The names and situations bring much of the Trojan War and the Odyssey to mind. One character, Achille, a poor fisherman, competes with another fisherman, Hector, for the love of the island beauty, proud and independent Helen. Unlike his ancient namesake, Achille lacks the pride that would lead to either bloodshed or sulkiness, and he allows Helen to go to whomever she chooses. There is also Philoctete, whose fetid leg would was opened by an anchor, and there is Seven Seas, a mysterious blind old man whom the narrator calls Omeros. (I leave it to the reader to discover Walcott’s provocative etymology of the name.) And there is the narrator, who progressively plays a greater role, until he is subtly identified as Walcott himself. He leaves his island for a self-imposed exile in Boston. There he sets out on an odyssey through Spain, England, Ireland, Greece, Venice, and even Toronto, before returning to Saint Lucia.
The most powerful episodes of the book are those in which the poet slips his characters into prophetic dreams or fantasy. Achille follows a swift up a river to Africa, where his father is troubled to learn that Achile cannot remember his real, African, name. “What’s the difference?” asks Achille. “In the world I come from / we accept the sounds we were given.” He tearfully learns, though, that in losing his name, he has become merely the shadow of it.

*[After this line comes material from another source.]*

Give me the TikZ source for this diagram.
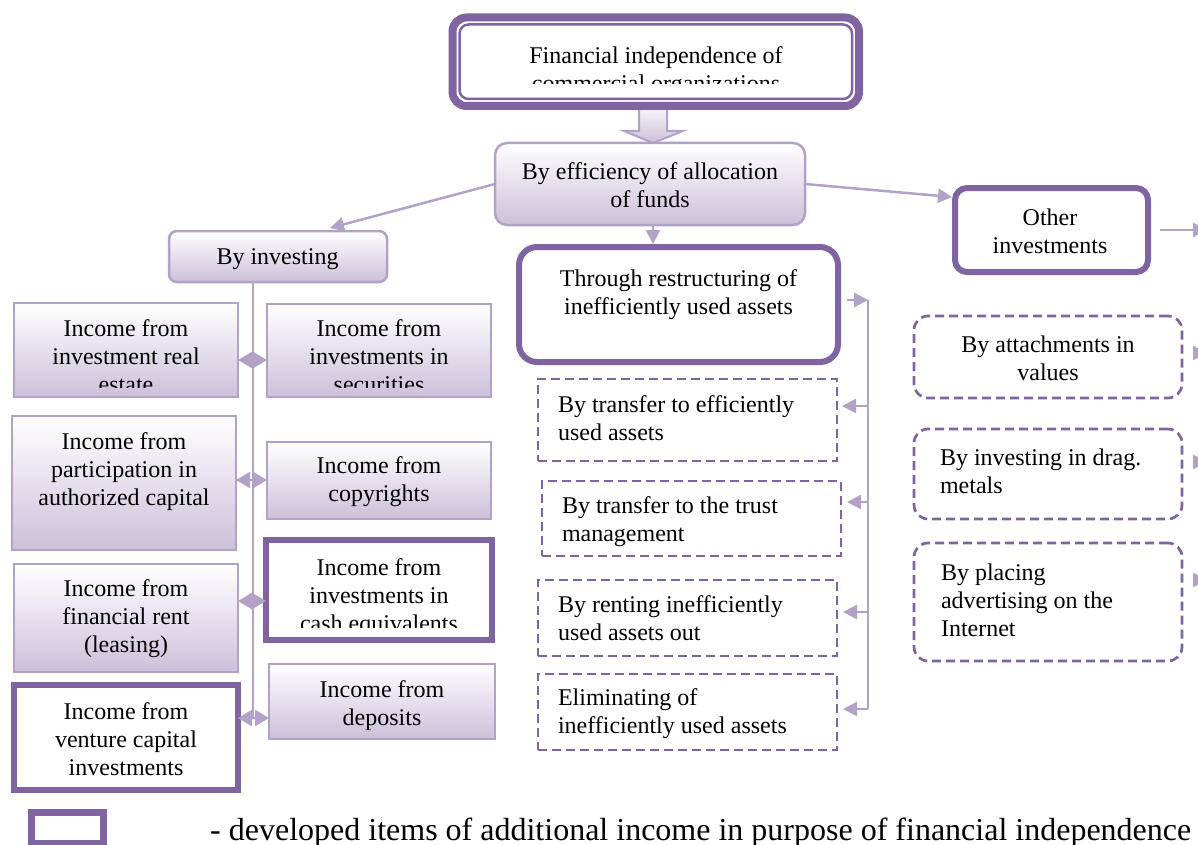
\documentclass[tikz,border=0pt]{standalone}
\usepackage{fontspec}
\setmainfont{Liberation Serif}
\usetikzlibrary{arrows.meta,calc}
\definecolor{pdark}{RGB}{128,100,162}
\definecolor{plight}{RGB}{179,162,199}
\definecolor{pgrad}{RGB}{204,192,218}
\tikzset{
 boxbase/.style={rectangle, inner sep=0, outer sep=0, anchor=center},
 gbox/.style={boxbase, draw=plight, line width=2.5, top color=white, bottom color=pgrad},
 tbox/.style={boxbase, draw=pdark, line width=6, fill=white},
 dbox/.style={boxbase, draw=pdark, line width=2.7, dash pattern=on 9pt off 5pt, fill=white},
 lbl/.style={inner sep=0, outer sep=0, align=center, font=\fontsize{24}{28}\selectfont, anchor=north},
 lbll/.style={lbl, align=left, anchor=north west},
 conn/.style={draw=plight, line width=2.5},
 arr/.style={conn, -{Triangle[length=14pt,width=14pt]}},
 dtip/.style={conn, -{Triangle[length=14pt,width=16pt]}},
}
\begin{document}
\begin{tikzpicture}[x=1pt,y=-1pt]
\clip (0,0) rectangle (1198,845);
\fill[white] (0,0) rectangle (1198,845);

% block arrow
\shade[top color=white, bottom color=pgrad, draw=plight, line width=2]
  (639,100) -- (667,100) -- (667,131) -- (683,131) -- (653,143) -- (624,131) -- (639,131) -- cycle;

% top box
\node[boxbase, draw=pdark, line width=8, fill=white, rounded corners=14, minimum width=406.5, minimum height=88.5] (top) at (655.75,61.75) {};
\draw[pdark, line width=2.5, rounded corners=9] ([shift={(7,7)}]top.north west) rectangle ([shift={(-7,-7)}]top.south east);
\begin{scope}
\clip (459,24) rectangle (852,84);
\node[lbl] (ttop) at (656,46.6) {Financial independence of\\commercial organizations};
\end{scope}

% boxes
\node[gbox, rounded corners=12, minimum width=310, minimum height=82] (eff) at (650,184) {};
\node[gbox, rounded corners=8, minimum width=218, minimum height=51] (invest) at (278,256.5) {};
\node[gbox, minimum width=224, minimum height=94] (re) at (126,350) {};
\node[gbox, minimum width=224, minimum height=93] (sec) at (379,350.5) {};
\node[gbox, minimum width=224, minimum height=134] (cap) at (124,483) {};
\node[gbox, minimum width=224, minimum height=77] (copy) at (379,480.5) {};
\node[gbox, minimum width=224, minimum height=108] (rent) at (126,618) {};
\node[gbox, minimum width=226, minimum height=75] (dep) at (382,701.5) {};
\node[tbox, minimum width=226, minimum height=100] (cash) at (379,590) {};
\node[tbox, minimum width=224, minimum height=105] (vent) at (126,737.5) {};
\node[tbox, rounded corners=18, minimum width=319, minimum height=115] (thr) at (678.5,304.5) {};
\node[tbox, rounded corners=12, minimum width=193, minimum height=84] (oth) at (1051.5,230) {};
\node[dbox, minimum width=299, minimum height=82] (d1) at (687.5,420) {};
\node[dbox, minimum width=299, minimum height=75] (d2) at (691.5,518.5) {};
\node[dbox, minimum width=299, minimum height=76] (d3) at (687.5,618) {};
\node[dbox, minimum width=299, minimum height=76] (d4) at (687.5,712) {};
\node[dbox, rounded corners=14, minimum width=268, minimum height=82] (r1) at (1048,357) {};
\node[dbox, rounded corners=14, minimum width=268, minimum height=90] (r2) at (1048,474) {};
\node[dbox, rounded corners=14, minimum width=268, minimum height=118] (r3) at (1048,602) {};

% texts
\node[lbl] (teff) at (650,162.6) {By efficiency of allocation\\of funds};
\node[lbl] (tinv) at (277.5,248.6) {By investing};
\begin{scope}
\clip (14,303) rectangle (238,387);
\node[lbl] (tre) at (126,319.6) {Income from\\investment real\\estate};
\end{scope}
\begin{scope}
\clip (267,304) rectangle (491,387);
\node[lbl] (tsec) at (379,319.6) {Income from\\investments in\\securities};
\end{scope}
\node[lbl] (tcap) at (124,432.6) {Income from\\participation in\\authorized capital};
\node[lbl] (tcopy) at (379,456.6) {Income from\\copyrights};
\node[lbl] (trent) at (126,579.6) {Income from\\financial rent\\(leasing)};
\begin{scope}
\clip (266,540) rectangle (492,627);
\node[lbl] (tcash) at (379,558.6) {Income from\\investments in\\cash equivalents};
\end{scope}
\node[lbl] (tvent) at (126,702.6) {Income from\\venture capital\\investments};
\node[lbl] (tdep) at (382,680.6) {Income from\\deposits};
\node[lbl] (tthr) at (678.5,269.6) {Through restructuring of\\inefficiently used assets};
\node[lbll] (td1) at (558,395.6) {By transfer to efficiently\\used assets};
\node[lbll] (td2) at (562,496.6) {By transfer to the trust\\management};
\node[lbll] (td3) at (558,595.6) {By renting inefficiently\\used assets out};
\node[lbll] (td4) at (558,688.6) {Eliminating of\\inefficiently used assets};
\node[lbl] (toth) at (1050,208.6) {Other\\investments};
\node[lbl] (tr1) at (1048,335.6) {By attachments in\\values};
\node[lbll] (tr2) at (940,448.6) {By investing in drag.\\metals};
\node[lbll] (tr3) at (941,563.6) {By placing\\advertising on the\\Internet};

% connectors
\draw[arr] (eff.west) -- ($(invest.north)+(52,-3)$);
\draw[arr] (eff.east) -- ($(oth.north west)+(-3,9)$);
\draw[arr, shorten >=3pt] ([xshift=3]eff.south) -- ([xshift=3]eff.south |- thr.north);

\coordinate (e0) at (1207,230);
\coordinate (e1) at (1207,353);
\coordinate (e2) at (1207,462);
\coordinate (e3) at (1207,580);
\draw[arr] ([xshift=12]oth.east) -- (e0);
\draw[arr] ([xshift=11]r1.east |- e1) -- (e1);
\draw[arr] ([xshift=11]r2.east |- e2) -- (e2);
\draw[arr] ([xshift=11]r3.east |- e3) -- (e3);

\coordinate (bt) at (868,300);
\coordinate (b1) at (868,406);
\coordinate (b2) at (868,502);
\coordinate (b3) at (868,612);
\coordinate (b4) at (868,709);
\draw[arr] ([xshift=9]thr.east |- bt) -- (bt);
\draw[conn] (bt) -- (b4);
\draw[arr] (b1) -- ([xshift=5]d1.east |- b1);
\draw[arr] (b2) -- ([xshift=6]d2.east |- b2);
\draw[arr] (b3) -- ([xshift=6]d3.east |- b3);
\draw[arr] (b4) -- ([xshift=6]d4.east |- b4);

\coordinate (j1) at (253,360);
\coordinate (j2) at (253,480);
\coordinate (j3) at (253,601);
\coordinate (j4) at (253,718);
\draw[conn] (invest.south -| j1) -- (j4);
\draw[dtip] (j1) -- (re.east |- j1);
\draw[dtip] (j1) -- (sec.west |- j1);
\draw[dtip] (j2) -- (cap.east |- j2);
\draw[dtip] (j2) -- (copy.west |- j2);
\draw[dtip] (j3) -- (rent.east |- j3);
\draw[dtip] (j3) -- (cash.west |- j3);
\draw[dtip] (j4) -- (vent.east |- j4);
\draw[dtip] (j4) -- (dep.west |- j4);

% legend
\node[tbox, line width=7, minimum width=72, minimum height=31] (leg) at (67.5,828) {};
\node[inner sep=0, anchor=base west, font=\fontsize{32}{38}\selectfont] (legt) at (210,840) {- developed items of additional income in purpose of financial independence};
\end{tikzpicture}
\end{document}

The narrator sees the ghost of his father on a street in Boston, and is told:
One you have seen everything and gone everywhere,
cherish our island for its green simplicities …
the shadows of grape leaves on sunlit verandahs
made me content. The sea-swift vanishes in rain,
and yet in its travelling all that the sea-swift does
it does in a circular pattern. Remember that, son.
After the poet returns to Saint Lucia, he is met in his sleep by all the personae of Omeros: Seven Seas, a blind vagrant he saw in London, and Indian shaman, a marble bust of Homer, and a goat in an old stone theatre. These merging personae reveal to the narrator what it is he has learned in his wanderings.
Most of the closing scenes in the book take place along the seashore in January. Walcott creates a sense of change and the beginning of a new era by evoking the two-faced god Janus. (“Ah, twin-headed January, seeing either tense.”) The inhabitants of the island can begin to come to terms with their identity, which is neither the aboriginal race of the islands nor the people that were once transplanted there by colonists as slaves. Standing at the shore, everyone can conclude the wanderings he or she has made on this island which now belongs to each, and to which each of them belongs.